# [RAW DATA]
--- start ---

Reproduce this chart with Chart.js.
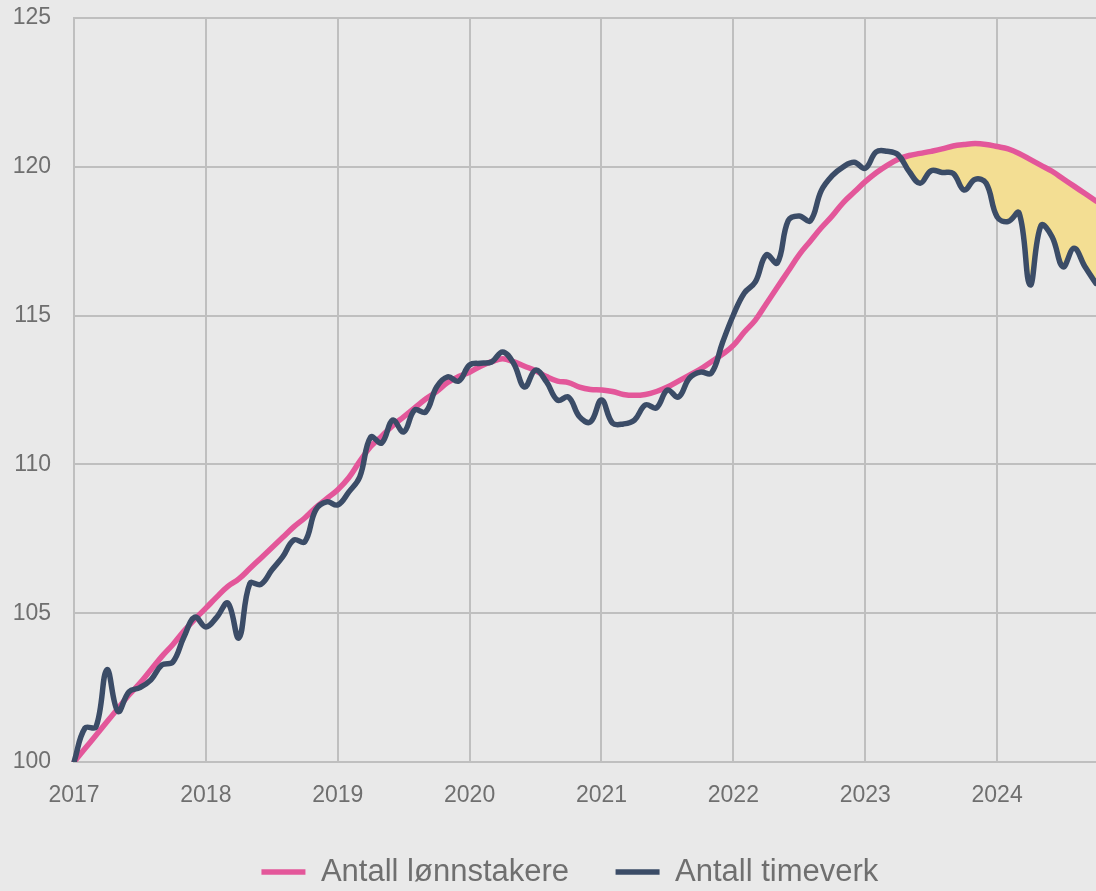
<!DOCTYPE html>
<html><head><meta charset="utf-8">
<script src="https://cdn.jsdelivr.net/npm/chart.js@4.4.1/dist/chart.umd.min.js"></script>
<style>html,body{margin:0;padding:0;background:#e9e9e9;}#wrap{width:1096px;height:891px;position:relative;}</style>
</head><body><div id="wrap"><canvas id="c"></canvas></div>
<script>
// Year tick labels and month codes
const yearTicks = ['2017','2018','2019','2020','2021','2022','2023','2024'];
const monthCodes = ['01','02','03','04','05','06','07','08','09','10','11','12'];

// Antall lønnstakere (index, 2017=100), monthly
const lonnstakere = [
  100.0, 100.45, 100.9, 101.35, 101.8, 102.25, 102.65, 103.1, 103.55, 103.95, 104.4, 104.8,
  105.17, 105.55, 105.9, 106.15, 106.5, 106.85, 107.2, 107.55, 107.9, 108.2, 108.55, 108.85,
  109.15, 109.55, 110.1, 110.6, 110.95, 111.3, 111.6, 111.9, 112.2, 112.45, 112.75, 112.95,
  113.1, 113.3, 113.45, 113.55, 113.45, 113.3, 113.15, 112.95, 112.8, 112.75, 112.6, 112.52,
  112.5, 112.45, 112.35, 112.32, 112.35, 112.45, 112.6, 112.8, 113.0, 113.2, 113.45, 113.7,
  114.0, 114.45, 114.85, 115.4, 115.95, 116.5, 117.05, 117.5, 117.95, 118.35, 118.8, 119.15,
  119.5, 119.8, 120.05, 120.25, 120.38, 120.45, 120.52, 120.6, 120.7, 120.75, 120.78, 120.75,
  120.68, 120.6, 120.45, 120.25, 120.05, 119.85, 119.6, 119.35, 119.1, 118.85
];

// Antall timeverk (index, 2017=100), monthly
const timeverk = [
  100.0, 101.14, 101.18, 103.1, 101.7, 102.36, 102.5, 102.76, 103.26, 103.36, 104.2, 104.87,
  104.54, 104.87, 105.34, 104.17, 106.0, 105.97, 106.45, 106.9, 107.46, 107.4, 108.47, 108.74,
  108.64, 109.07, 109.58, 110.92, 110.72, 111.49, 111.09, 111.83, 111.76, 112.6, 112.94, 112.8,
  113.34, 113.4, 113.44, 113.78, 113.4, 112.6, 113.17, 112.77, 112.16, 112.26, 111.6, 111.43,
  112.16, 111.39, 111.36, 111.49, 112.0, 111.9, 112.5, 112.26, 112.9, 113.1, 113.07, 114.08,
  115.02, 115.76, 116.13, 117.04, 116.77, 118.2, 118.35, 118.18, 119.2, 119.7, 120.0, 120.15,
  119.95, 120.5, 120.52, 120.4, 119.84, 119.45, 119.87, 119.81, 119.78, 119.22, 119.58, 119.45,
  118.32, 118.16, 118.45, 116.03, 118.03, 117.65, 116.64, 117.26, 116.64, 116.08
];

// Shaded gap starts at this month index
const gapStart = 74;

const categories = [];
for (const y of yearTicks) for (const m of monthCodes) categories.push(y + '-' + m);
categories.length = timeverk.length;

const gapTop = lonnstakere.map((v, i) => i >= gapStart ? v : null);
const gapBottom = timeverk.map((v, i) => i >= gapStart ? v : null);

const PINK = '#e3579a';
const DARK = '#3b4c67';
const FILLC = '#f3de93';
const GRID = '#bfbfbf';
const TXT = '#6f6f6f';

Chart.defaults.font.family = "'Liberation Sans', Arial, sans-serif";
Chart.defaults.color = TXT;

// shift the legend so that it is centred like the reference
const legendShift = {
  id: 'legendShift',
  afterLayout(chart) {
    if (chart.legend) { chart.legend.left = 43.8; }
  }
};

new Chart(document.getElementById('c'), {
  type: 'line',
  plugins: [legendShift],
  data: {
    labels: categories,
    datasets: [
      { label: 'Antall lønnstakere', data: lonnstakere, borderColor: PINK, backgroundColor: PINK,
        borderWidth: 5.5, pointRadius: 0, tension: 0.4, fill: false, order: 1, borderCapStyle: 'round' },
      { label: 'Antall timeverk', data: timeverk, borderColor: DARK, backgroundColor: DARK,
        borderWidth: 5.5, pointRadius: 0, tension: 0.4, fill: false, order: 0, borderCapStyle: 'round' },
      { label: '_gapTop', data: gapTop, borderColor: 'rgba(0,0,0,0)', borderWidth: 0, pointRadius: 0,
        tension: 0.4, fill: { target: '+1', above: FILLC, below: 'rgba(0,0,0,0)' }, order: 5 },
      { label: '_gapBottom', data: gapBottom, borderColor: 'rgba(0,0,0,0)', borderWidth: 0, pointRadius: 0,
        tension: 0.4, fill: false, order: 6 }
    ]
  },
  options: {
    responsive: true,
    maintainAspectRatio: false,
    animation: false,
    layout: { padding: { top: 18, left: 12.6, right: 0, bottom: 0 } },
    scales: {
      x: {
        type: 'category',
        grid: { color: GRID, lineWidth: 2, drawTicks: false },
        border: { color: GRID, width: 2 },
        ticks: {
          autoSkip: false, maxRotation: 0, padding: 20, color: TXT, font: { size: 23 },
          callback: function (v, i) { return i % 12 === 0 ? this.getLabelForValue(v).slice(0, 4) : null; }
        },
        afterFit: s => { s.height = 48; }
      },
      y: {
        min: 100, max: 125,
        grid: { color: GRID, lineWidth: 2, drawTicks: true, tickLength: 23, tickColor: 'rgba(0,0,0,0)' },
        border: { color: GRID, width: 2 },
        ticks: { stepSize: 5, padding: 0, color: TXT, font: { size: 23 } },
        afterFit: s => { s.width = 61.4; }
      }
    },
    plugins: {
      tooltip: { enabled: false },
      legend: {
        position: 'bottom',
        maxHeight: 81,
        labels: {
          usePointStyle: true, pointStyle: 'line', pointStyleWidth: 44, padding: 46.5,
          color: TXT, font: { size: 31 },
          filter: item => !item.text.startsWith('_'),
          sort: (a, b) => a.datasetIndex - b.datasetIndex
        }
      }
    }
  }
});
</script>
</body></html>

--- end ---

# [DIRECTIONS FOR THIS TASK]
Pictures excluded, quote all the data above exactly.

# [THE OUTPUT]
Reproduce this chart with Chart.js.
<!DOCTYPE html>
<html><head><meta charset="utf-8">
<script src="https://cdn.jsdelivr.net/npm/chart.js@4.4.1/dist/chart.umd.min.js"></script>
<style>html,body{margin:0;padding:0;background:#e9e9e9;}#wrap{width:1096px;height:891px;position:relative;}</style>
</head><body><div id="wrap"><canvas id="c"></canvas></div>
<script>
// Year tick labels and month codes
const yearTicks = ['2017','2018','2019','2020','2021','2022','2023','2024'];
const monthCodes = ['01','02','03','04','05','06','07','08','09','10','11','12'];

// Antall lønnstakere (index, 2017=100), monthly
const lonnstakere = [
  100.0, 100.45, 100.9, 101.35, 101.8, 102.25, 102.65, 103.1, 103.55, 103.95, 104.4, 104.8,
  105.17, 105.55, 105.9, 106.15, 106.5, 106.85, 107.2, 107.55, 107.9, 108.2, 108.55, 108.85,
  109.15, 109.55, 110.1, 110.6, 110.95, 111.3, 111.6, 111.9, 112.2, 112.45, 112.75, 112.95,
  113.1, 113.3, 113.45, 113.55, 113.45, 113.3, 113.15, 112.95, 112.8, 112.75, 112.6, 112.52,
  112.5, 112.45, 112.35, 112.32, 112.35, 112.45, 112.6, 112.8, 113.0, 113.2, 113.45, 113.7,
  114.0, 114.45, 114.85, 115.4, 115.95, 116.5, 117.05, 117.5, 117.95, 118.35, 118.8, 119.15,
  119.5, 119.8, 120.05, 120.25, 120.38, 120.45, 120.52, 120.6, 120.7, 120.75, 120.78, 120.75,
  120.68, 120.6, 120.45, 120.25, 120.05, 119.85, 119.6, 119.35, 119.1, 118.85
];

// Antall timeverk (index, 2017=100), monthly
const timeverk = [
  100.0, 101.14, 101.18, 103.1, 101.7, 102.36, 102.5, 102.76, 103.26, 103.36, 104.2, 104.87,
  104.54, 104.87, 105.34, 104.17, 106.0, 105.97, 106.45, 106.9, 107.46, 107.4, 108.47, 108.74,
  108.64, 109.07, 109.58, 110.92, 110.72, 111.49, 111.09, 111.83, 111.76, 112.6, 112.94, 112.8,
  113.34, 113.4, 113.44, 113.78, 113.4, 112.6, 113.17, 112.77, 112.16, 112.26, 111.6, 111.43,
  112.16, 111.39, 111.36, 111.49, 112.0, 111.9, 112.5, 112.26, 112.9, 113.1, 113.07, 114.08,
  115.02, 115.76, 116.13, 117.04, 116.77, 118.2, 118.35, 118.18, 119.2, 119.7, 120.0, 120.15,
  119.95, 120.5, 120.52, 120.4, 119.84, 119.45, 119.87, 119.81, 119.78, 119.22, 119.58, 119.45,
  118.32, 118.16, 118.45, 116.03, 118.03, 117.65, 116.64, 117.26, 116.64, 116.08
];

// Shaded gap starts at this month index
const gapStart = 74;

const categories = [];
for (const y of yearTicks) for (const m of monthCodes) categories.push(y + '-' + m);
categories.length = timeverk.length;

const gapTop = lonnstakere.map((v, i) => i >= gapStart ? v : null);
const gapBottom = timeverk.map((v, i) => i >= gapStart ? v : null);

const PINK = '#e3579a';
const DARK = '#3b4c67';
const FILLC = '#f3de93';
const GRID = '#bfbfbf';
const TXT = '#6f6f6f';

Chart.defaults.font.family = "'Liberation Sans', Arial, sans-serif";
Chart.defaults.color = TXT;

// shift the legend so that it is centred like the reference
const legendShift = {
  id: 'legendShift',
  afterLayout(chart) {
    if (chart.legend) { chart.legend.left = 43.8; }
  }
};

new Chart(document.getElementById('c'), {
  type: 'line',
  plugins: [legendShift],
  data: {
    labels: categories,
    datasets: [
      { label: 'Antall lønnstakere', data: lonnstakere, borderColor: PINK, backgroundColor: PINK,
        borderWidth: 5.5, pointRadius: 0, tension: 0.4, fill: false, order: 1, borderCapStyle: 'round' },
      { label: 'Antall timeverk', data: timeverk, borderColor: DARK, backgroundColor: DARK,
        borderWidth: 5.5, pointRadius: 0, tension: 0.4, fill: false, order: 0, borderCapStyle: 'round' },
      { label: '_gapTop', data: gapTop, borderColor: 'rgba(0,0,0,0)', borderWidth: 0, pointRadius: 0,
        tension: 0.4, fill: { target: '+1', above: FILLC, below: 'rgba(0,0,0,0)' }, order: 5 },
      { label: '_gapBottom', data: gapBottom, borderColor: 'rgba(0,0,0,0)', borderWidth: 0, pointRadius: 0,
        tension: 0.4, fill: false, order: 6 }
    ]
  },
  options: {
    responsive: true,
    maintainAspectRatio: false,
    animation: false,
    layout: { padding: { top: 18, left: 12.6, right: 0, bottom: 0 } },
    scales: {
      x: {
        type: 'category',
        grid: { color: GRID, lineWidth: 2, drawTicks: false },
        border: { color: GRID, width: 2 },
        ticks: {
          autoSkip: false, maxRotation: 0, padding: 20, color: TXT, font: { size: 23 },
          callback: function (v, i) { return i % 12 === 0 ? this.getLabelForValue(v).slice(0, 4) : null; }
        },
        afterFit: s => { s.height = 48; }
      },
      y: {
        min: 100, max: 125,
        grid: { color: GRID, lineWidth: 2, drawTicks: true, tickLength: 23, tickColor: 'rgba(0,0,0,0)' },
        border: { color: GRID, width: 2 },
        ticks: { stepSize: 5, padding: 0, color: TXT, font: { size: 23 } },
        afterFit: s => { s.width = 61.4; }
      }
    },
    plugins: {
      tooltip: { enabled: false },
      legend: {
        position: 'bottom',
        maxHeight: 81,
        labels: {
          usePointStyle: true, pointStyle: 'line', pointStyleWidth: 44, padding: 46.5,
          color: TXT, font: { size: 31 },
          filter: item => !item.text.startsWith('_'),
          sort: (a, b) => a.datasetIndex - b.datasetIndex
        }
      }
    }
  }
});
</script>
</body></html>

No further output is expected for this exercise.